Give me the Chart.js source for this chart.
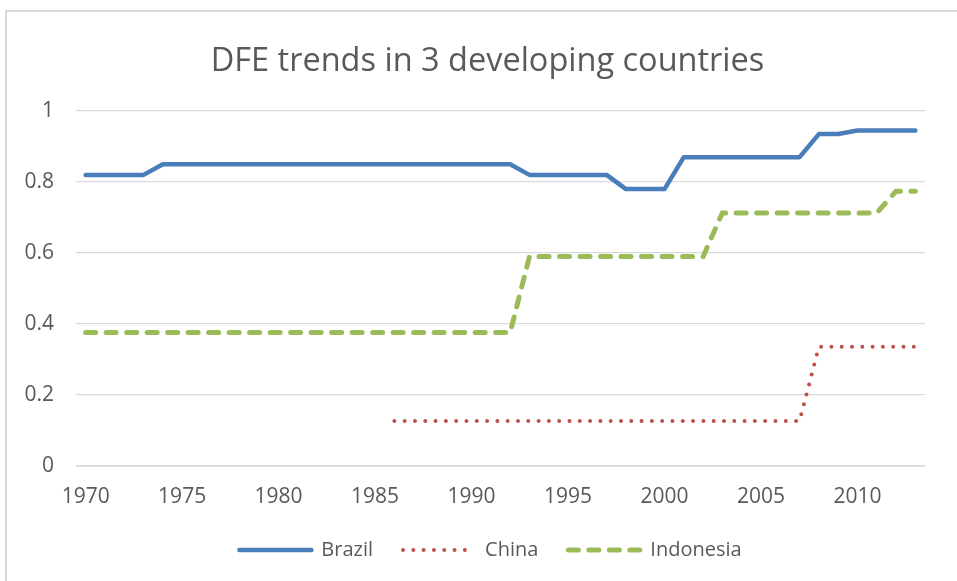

--

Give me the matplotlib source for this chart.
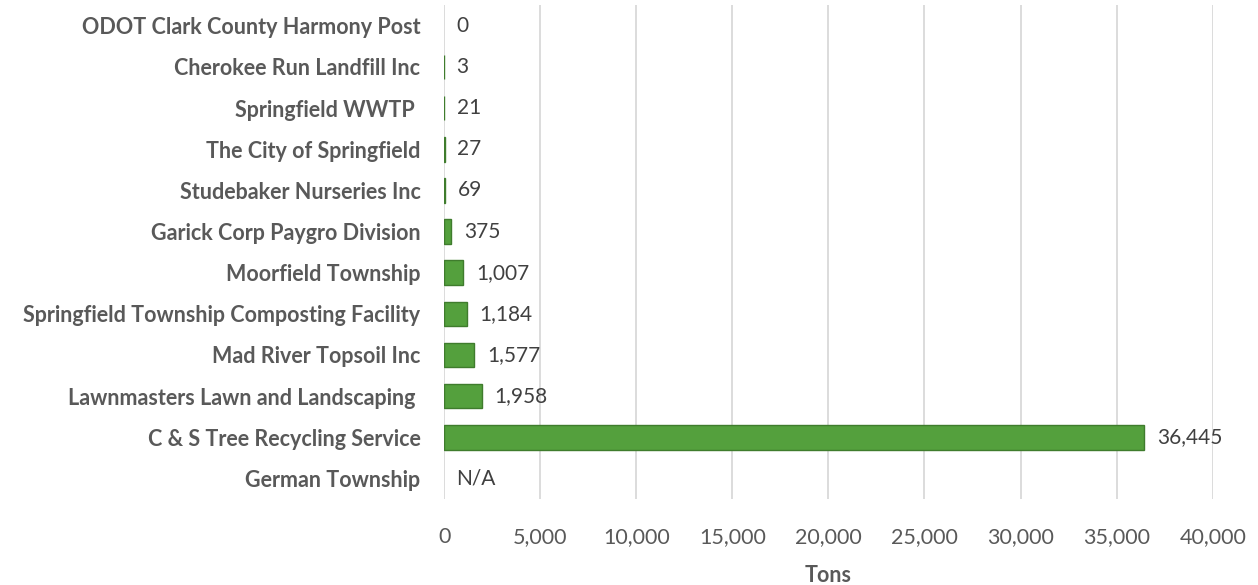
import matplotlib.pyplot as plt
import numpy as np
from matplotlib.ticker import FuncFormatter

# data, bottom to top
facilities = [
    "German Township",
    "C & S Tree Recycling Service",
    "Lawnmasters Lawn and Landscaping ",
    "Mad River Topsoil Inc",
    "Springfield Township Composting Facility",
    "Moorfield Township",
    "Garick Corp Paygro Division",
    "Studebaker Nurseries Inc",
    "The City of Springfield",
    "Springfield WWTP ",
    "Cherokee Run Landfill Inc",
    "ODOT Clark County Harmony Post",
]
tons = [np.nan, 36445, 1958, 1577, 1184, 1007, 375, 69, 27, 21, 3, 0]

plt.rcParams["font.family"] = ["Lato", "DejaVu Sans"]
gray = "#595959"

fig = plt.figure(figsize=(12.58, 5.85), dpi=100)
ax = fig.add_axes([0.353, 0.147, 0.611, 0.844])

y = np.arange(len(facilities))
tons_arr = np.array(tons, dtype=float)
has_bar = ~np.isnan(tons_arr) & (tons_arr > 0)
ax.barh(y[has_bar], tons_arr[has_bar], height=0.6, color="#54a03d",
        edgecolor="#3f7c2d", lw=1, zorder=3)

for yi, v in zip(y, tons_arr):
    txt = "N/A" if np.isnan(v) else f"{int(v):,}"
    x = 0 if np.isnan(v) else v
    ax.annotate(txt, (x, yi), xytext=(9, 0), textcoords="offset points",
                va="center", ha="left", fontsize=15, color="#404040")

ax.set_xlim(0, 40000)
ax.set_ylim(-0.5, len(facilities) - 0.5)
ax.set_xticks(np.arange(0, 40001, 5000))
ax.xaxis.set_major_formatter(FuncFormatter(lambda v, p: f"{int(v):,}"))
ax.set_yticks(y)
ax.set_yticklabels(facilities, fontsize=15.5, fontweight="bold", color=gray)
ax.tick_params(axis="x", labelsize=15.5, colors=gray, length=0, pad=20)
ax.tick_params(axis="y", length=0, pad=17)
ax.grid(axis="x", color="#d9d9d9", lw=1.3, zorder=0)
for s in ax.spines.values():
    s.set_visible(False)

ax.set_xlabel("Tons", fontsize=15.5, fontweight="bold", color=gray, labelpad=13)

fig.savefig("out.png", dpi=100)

*Short exercise*
Copy exactly the part of the material above that opens with the line containing "Give me the matplotlib source for this chart." and closes with the line containing "ax = fig.add_axes([0.353, 0.147, 0.611, 0.844])", ends included. Drop the images.

*The completed task*
Give me the matplotlib source for this chart.
import matplotlib.pyplot as plt
import numpy as np
from matplotlib.ticker import FuncFormatter

# data, bottom to top
facilities = [
    "German Township",
    "C & S Tree Recycling Service",
    "Lawnmasters Lawn and Landscaping ",
    "Mad River Topsoil Inc",
    "Springfield Township Composting Facility",
    "Moorfield Township",
    "Garick Corp Paygro Division",
    "Studebaker Nurseries Inc",
    "The City of Springfield",
    "Springfield WWTP ",
    "Cherokee Run Landfill Inc",
    "ODOT Clark County Harmony Post",
]
tons = [np.nan, 36445, 1958, 1577, 1184, 1007, 375, 69, 27, 21, 3, 0]

plt.rcParams["font.family"] = ["Lato", "DejaVu Sans"]
gray = "#595959"

fig = plt.figure(figsize=(12.58, 5.85), dpi=100)
ax = fig.add_axes([0.353, 0.147, 0.611, 0.844])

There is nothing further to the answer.